Vibecoding

My expensive habit of buying domain names led me to buy Vibecode.law. Fortunately, I was able to share the cost with friends, Chris Bridges and Alex Baker.

It’s an open industry platform where legal professionals can learn how to build apps, share what they’ve made, and discover apps built by others.

There are 70+ apps on Vibecode.law as at May 2026

I’ve been vibecoding for more than a couple of years. I’m not sure how, but I ended up being one of the first few hundred users of Replit Agent. I even spent a couple of hours on calls with their Product team giving feedback on v1. And I have probably built north of 100 apps at this point. I’ve learnt a lot along the way, and some of it is captured in the Vibe Academy module on Vibecode.law.

I’m passionate about a future where everyone can build things. If you think about what most knowledge workers create today - it’s documents, emails, powerpoint presentations, Excel spreadsheets. A handful of artifact types to store and convey all information.

It wasn’t always this way, and I don’t think it will be this way forever. I think there’s a future in which we create and share apps or artifacts just like we create and share documents today.

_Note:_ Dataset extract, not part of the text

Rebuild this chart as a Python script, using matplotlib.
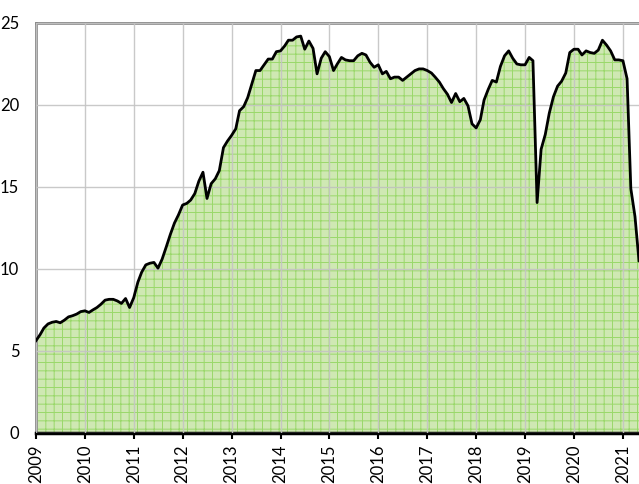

I’ve noticed that the debate on vibecoding has become a little polarised into those who say “Engineers are finished!” and those who say “Vibecoding is dangerous, don’t even touch it!”

As always, the reality isn’t so extreme. Vibecoding is the most powerful tool I’ve come across to get ideas out of people’s heads. This doesn’t mean vibecoded apps are “production-ready” out of the box. It also doesn’t mean we should give up the game and avoid experimenting.

Go build things. Just know your limits and apply common sense when you do.